Il n'y a pas longtemps, un type très intéressant, Étienne Klein, fut mis en cause car dans un ouvrage récent il avait inséré des passages reprenant littéralement des textes ou parties de textes d'autres auteurs, cela sans les nommer ni prendre la précaution de les marquer comme citations. On parla alors de plagiat. Ce qui est idiot : cette pratique est aussi ancienne que le deuxième discours écrit jamais produit, tout écrit qui n'est pas premier est la reprise d'un texte antérieur, et comme il n'y a qu'un écrit qui puisse être réputé le premier écrit, tous les autres sont des plagiats. Ou aucun ne l'est. Ce qui n'empêche l'existence de plagiats mais en un sens restreint, des textes qui sont la reprise complète de textes antérieurs pour la forme ou le fond et dont on ne peut extraire la moindre idée personnelle. L'exemple paradoxal de ce texte de Jorge Luis Borges dont le héros produit une œuvre nouvelle qui est strictement identique au Don Quichotte de Cervantès est une mise en scène de ce fait inévitable : tout texte postérieur au premier texte jamais écrit contient tout ou partie de tout texte antérieur, et plus le nombre de textes augmente, moins les suivants seront singuliers. Des auteurs comme Marcel Proust ou James Joyce ont en partie évité qu'on puisse le moindrement les soupçonner de plagiat, le premier en écrivant des phrases dont la complexité formelle était inédite, le second en faisant varier le point de vue, donc le narrateur, de manière tout aussi inédite dans un texte explicitement donné, par son titre, comme la reprise d'un texte antérieur, Ulysse, puis en écrivant un texte où la langue est tout aussi inédite puisqu'interpolant des mots et des phrases de plusieurs langues non singularisées qui, dans Finnegan's Wake, composent “la même langue”.
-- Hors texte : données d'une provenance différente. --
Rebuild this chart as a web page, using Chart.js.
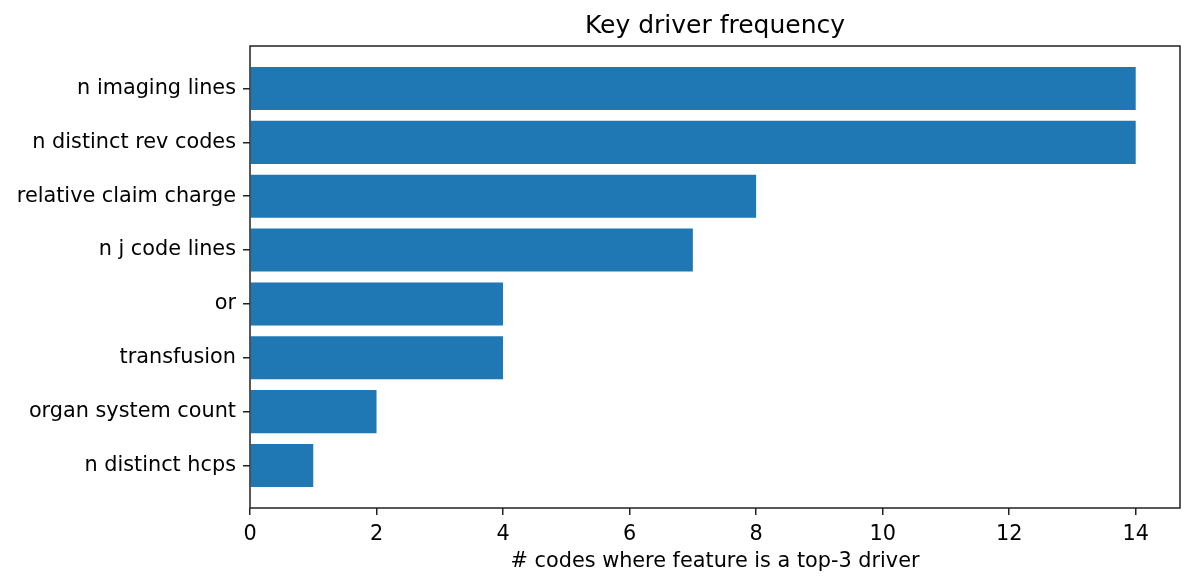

Le cas d'Étienne Klein est notable car il a repris un usage qu'on loue chez un autre auteur, Michel de Montaigne, qui dans ses Essais reprend des passage parfois longs d'auteurs antérieurs, souvent latins ou grecs, sans les marquer comme citations et souvent sans les attribuer. On en loue Montaigne parce que précisément, dans le corps de son propre texte ces passages prennent une autre valeur, un autre sens, celui que suscite le contexte général, celui du texte résultant, Essais. Ma dernière reprise de la citation de Bateson, non marquée comme citation et signalée comme glose, comme interprétation, passage « que j'interprète à ma manière  », vise à confirmer ce qui précédait : si même je reprenais terme à terme un écrit d'un autre auteur, le fait qu'il s'insère dans un texte de ma facture en fait une glose, une interprétation, un passage qui participe du texte en cours. Les marqueurs de citation ne visent pas à “préserver le sens original”, lequel n'a lieu que dans le texte original, mais à signaler que cette pensée est dans sa forme moins singulière, “personnelle”, que les parties non marquées. Il m'arrive de me citer en plaçant des marques de citation, y compris quand je cite des segments du texte en cours, précisément parce que ce sont des citations, des passages qui, placés dans un autre contexte, à la fois ne sont pas une forme nouvelle et sont un sens qui diffère. Il m'arrive aussi de reprendre une même forme, de ma main ou de celle d'un autre sans le signaler, soit que je n'en aie pas souci, soit que je n'en aie pas conscience. C'est ainsi.

Fin de l'histoire et fin de ce texte. Ou non. Je verrai ça demain. Ou non.